赤ちゃんが二十二才になるときがやってくると、国籍選択をしなければなりません。
日本の国籍なんかいらないという場合には話は簡単です。国籍の選択をしなかったり、国籍離脱届けを出したり、他の多重国籍を認めない国の国籍を先に選択し(その国がその旨日本政府に伝えてき)た場合には日本国籍はなくなります。
また、他の国の国籍なんかいらないという場合も簡単です。日本の国籍を選択し、他の国のは離脱すればいいのです。
この他にもまだ第三の選択の方法があるようです。
とりあえず、日本の国籍を選択します。すると、日本政府はその「元」多重国籍者が日本国籍を選択したことを他の国籍の国に伝えます。その相手国が多重国籍を認めない法律を持っている場合、その国籍は自動的に剥奪される可能性があります(日本の場合はそうらしい)が、相手国が多重国籍を認めているまともな国の場合は、自国民である本人からの届けもないのに他の国の政府のお知らせだけで国籍を剥奪するようなことはしないのです。

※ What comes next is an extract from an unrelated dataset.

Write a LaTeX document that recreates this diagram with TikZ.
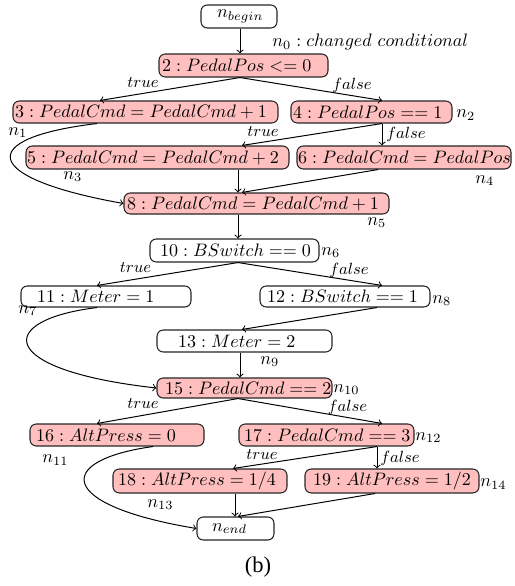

つまり、とりあえず、日本政府には日本国籍を選択するといって押さえておけば、(その国の法律にもよるが)他の国の国籍はほっておけば、事実上、多重国籍のままでいられる可能性があるということです。
オリンピックに出るために外国籍の日系人が日本に帰化したなんていうことがありましたが、その人たちは明らかにもとの国籍を保持していて二重国籍になっているはずです。
外国に行くときに複数のパスポートの中から一番有利なものを選んで使うなんてスパイか暗殺者みたいで怪しくてかっこいいじゃないですか。
資格、免許マニアという使いもしないのにたくさんの資格、免許をもつ人たちがいるのですから、広い世の中にはたくさんの国籍を持つ国籍マニアがいるかもしれませんね(世界最多国籍のひとは誰でいくつの国籍なのでしょう。ギネスに載ってるのかな)。